Порядок возникновения эндогамии прост и прозаичен. Покуда в трущобной «тверди» приходилась одна женщина на четырех мужчин, неминуема была резня между ними из-за нее, если не по любовной ревности в современной сложности этого чувства, то по нетерпению самцов к полиандрической очереди, по злобе слабых самцов на злоупотребления своими правами со стороны сильных. Путем военно-грабежных экспедиций, с похищением женщин-чужеродок и позже, куплею, «твердь» приобретает достаточное количество самок, чтобы сократить конкуренцию самцов. Там, где, как А. Принтц нашел у бухтарминцев, 15 женщин приходится на 13 мужчин, кровавые драмы ревности, конечно, остаются возможными, но уже не неизбежными. Отныне их будут порождать зависть эстетического выбора, соображения хозяйственной и промысловой выгоды, мужское самолюбие, женское кокетство, а не просто и только грубый половой голод самца, на долю которого недостало самки.
Но с понижением грубого стимула понижается также и охота самцов рисковать собою в трудных и опасных экспедициях для захвата чужеродных женщин. Из предмета первой необходимости они становятся предметом уже, так сказать, роскоши, из которой впоследствии разовьется многоженство: всегда и всюду привилегия немногих. Подавляющее же большинство рассуждает: зачем нам искать дальних и труднодоступных женщин, когда потребность может быть обращена на ближних и легко достающихся? В старой «Истории русской женщины» С. С. Шашкова рассказывается следующая сцена из крестьянской жизни Вятской губернии, полуинородческой и в русском своем населении. Парень лежит на печи и стонет. Мать расспрашивает, что с ним. Оказывается, его сильно избили при каком-то несчастном любовном похождении. Мать строго выговаривает ему, зачем он связывается с разными «посторонними потаскухами»: «Вон, ведь, есть свои кобылы!» — указывает она на дочерей.

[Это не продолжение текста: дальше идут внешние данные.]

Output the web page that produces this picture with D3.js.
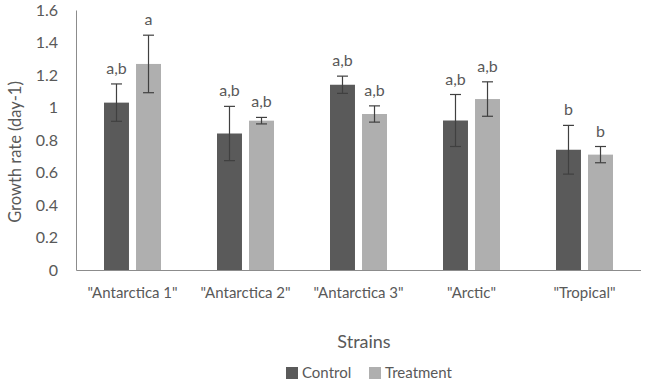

Собственно говоря, в этой грубой фразе заключен весь секрет и смысл происхождения эндогамии: искание чужеродной женщины — опасная авантюра, доступность своей — легкое и спокойное удовлетворение. В мордовской песне о вдовце Захарке это звучит дословно, и притом опять из женских уст. Вдовец Захарка плачет и воет, собираясь в чужую деревню, чтобы взять вторую жену. Сестра покойной жены Матря спрашивает: «Куда ты бредешь, бедный Захарка?» — «Свояченица Матря, я иду искать себе жену». — «Зачем ходить далеко, бедный Захарка? Брось! Возьми в жены меня!..» И Захарка взял в жены свояченицу Матрю. Правда, эндогамический мотив не доходит здесь до рекомендации кровосмешения, как в Шаш-ковском примере, но принцип предпочтения легкого брака поблизости, в своем роде, трудному приводу в род дальней чужачки выяснен с точностью бесспорной.